Nick Saban was hired to do the almost impossible in Tuscaloosa. He was hired to return the Alabama Crimson Tide to its glory days. He did that - and more.

The seasons between Alabama's 1979 National Championship and the 1992 one brought more pain than joy to Alabama fans. The Crimson Tide had a National Championship legacy before Paul 'Bear' Bryant, but it was under Bryant that a National Championship became not a hope, but an every-season expectation. The expectation became so ingrained that any season without a National Championship was viewed as a failure.

The Alabama 1992 National Championship was redemptive. The redemption did not last.

When Nick Saban came to Tuscaloosa in January 2007, the Alabama Crimson Tide had won just one National Championships in its last 27 seasons. Before the first season of the Nick Saban Era began, Rick Bragg wrote about the expectations of Bama fans as observed at the spring A-Day game, "... they believe. It may take two years, three, or more, to be in the discussion again when people talk about the best teams in college football. But they know he will take them home."
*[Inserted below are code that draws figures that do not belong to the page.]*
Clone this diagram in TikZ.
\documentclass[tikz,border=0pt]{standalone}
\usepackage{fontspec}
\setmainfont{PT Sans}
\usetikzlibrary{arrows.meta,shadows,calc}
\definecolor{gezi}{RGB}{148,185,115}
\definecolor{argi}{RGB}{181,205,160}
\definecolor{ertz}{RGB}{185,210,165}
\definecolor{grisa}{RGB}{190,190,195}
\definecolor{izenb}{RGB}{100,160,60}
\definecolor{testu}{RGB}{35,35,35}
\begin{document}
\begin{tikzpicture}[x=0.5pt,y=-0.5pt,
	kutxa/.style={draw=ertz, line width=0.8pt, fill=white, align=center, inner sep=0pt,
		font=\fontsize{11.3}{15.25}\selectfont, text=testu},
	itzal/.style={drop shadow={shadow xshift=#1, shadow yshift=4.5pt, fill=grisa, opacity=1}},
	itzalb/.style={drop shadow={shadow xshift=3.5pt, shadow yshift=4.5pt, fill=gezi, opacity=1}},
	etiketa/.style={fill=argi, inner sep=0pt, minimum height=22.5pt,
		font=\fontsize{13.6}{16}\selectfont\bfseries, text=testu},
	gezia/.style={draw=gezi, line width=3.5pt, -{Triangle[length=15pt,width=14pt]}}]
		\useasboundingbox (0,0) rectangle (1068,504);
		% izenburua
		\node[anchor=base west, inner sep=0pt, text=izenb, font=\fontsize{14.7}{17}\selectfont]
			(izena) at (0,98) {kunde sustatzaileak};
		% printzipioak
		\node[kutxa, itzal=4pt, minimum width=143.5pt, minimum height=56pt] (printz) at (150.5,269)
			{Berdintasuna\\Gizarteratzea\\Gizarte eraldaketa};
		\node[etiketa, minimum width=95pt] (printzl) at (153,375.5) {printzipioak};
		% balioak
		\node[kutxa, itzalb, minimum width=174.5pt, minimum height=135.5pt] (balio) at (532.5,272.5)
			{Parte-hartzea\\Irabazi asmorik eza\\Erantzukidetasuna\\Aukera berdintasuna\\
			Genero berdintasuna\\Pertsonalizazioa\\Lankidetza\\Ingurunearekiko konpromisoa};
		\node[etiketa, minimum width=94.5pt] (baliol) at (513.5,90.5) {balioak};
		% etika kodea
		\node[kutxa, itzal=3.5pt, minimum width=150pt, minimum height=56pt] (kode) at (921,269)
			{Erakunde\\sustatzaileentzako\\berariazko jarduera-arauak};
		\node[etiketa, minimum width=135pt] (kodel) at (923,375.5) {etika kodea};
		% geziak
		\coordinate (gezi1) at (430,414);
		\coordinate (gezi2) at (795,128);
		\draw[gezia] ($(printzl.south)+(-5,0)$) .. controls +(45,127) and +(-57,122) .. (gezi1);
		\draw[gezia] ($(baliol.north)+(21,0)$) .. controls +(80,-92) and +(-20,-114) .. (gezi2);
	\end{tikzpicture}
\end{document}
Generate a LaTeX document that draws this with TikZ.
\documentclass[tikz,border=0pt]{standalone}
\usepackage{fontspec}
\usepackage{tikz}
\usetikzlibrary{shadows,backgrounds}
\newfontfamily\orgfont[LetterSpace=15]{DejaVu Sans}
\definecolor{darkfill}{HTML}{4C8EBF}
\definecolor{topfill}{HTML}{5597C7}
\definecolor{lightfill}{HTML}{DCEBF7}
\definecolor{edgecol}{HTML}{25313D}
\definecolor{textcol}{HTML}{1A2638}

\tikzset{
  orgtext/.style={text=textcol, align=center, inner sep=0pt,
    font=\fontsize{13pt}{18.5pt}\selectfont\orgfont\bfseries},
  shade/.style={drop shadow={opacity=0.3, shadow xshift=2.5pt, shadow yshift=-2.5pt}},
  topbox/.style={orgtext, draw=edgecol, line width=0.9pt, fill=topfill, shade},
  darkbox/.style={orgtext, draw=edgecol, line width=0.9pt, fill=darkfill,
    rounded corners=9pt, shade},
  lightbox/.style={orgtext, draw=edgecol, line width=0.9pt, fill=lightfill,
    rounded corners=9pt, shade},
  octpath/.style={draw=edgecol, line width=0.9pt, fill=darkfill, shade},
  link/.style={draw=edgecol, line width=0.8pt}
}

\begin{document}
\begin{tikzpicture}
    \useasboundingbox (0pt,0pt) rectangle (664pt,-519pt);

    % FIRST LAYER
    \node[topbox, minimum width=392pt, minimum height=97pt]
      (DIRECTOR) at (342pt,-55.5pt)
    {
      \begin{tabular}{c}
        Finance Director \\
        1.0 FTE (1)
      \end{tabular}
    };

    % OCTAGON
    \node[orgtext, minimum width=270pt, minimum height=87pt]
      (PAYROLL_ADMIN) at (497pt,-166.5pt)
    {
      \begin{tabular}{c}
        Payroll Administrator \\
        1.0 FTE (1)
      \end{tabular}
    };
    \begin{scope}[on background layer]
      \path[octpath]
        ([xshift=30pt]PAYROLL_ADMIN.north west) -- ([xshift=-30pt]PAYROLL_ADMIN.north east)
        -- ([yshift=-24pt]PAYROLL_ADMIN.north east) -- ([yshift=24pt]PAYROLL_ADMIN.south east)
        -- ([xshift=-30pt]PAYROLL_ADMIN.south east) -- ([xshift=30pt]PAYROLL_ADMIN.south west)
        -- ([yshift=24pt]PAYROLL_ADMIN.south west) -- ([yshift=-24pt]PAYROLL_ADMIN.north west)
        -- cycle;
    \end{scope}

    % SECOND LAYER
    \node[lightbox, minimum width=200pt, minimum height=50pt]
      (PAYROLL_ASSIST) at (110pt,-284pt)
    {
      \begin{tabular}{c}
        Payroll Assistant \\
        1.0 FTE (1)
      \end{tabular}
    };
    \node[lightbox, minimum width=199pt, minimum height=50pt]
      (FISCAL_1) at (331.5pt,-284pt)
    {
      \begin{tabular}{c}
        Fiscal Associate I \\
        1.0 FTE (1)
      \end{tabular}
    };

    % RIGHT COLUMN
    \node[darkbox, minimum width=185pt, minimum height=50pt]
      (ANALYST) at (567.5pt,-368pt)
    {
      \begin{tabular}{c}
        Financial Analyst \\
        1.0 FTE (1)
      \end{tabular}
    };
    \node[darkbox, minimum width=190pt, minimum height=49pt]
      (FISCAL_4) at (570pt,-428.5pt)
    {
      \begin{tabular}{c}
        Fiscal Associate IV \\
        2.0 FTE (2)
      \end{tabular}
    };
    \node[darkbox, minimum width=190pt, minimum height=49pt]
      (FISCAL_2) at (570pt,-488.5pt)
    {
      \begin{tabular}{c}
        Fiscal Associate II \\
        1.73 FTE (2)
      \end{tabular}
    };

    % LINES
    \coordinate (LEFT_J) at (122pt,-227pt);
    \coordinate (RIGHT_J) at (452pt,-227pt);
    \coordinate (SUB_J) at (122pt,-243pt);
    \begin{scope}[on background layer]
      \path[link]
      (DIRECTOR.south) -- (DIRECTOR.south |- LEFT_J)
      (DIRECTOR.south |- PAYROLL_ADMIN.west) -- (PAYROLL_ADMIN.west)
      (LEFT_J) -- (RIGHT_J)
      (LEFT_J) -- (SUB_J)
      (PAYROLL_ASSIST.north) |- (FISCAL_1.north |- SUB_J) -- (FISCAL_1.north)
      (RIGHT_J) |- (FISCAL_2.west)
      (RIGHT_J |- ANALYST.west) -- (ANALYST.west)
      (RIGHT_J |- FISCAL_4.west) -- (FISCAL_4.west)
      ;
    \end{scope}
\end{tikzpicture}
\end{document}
And home for Alabama football fans is nothing less than National Championships. Bragg described what the 92,000-plus in attendance experienced, "The stadium strained with expectation. The people who could not find a seat stood on the ramps or squatted in the aisles, as if it were Auburn down there, orTennessee, and when the crowd roared, the sound really did roll like thunder across the sky... Alabama was playing before the largest football crowd in state history, and playing only itself."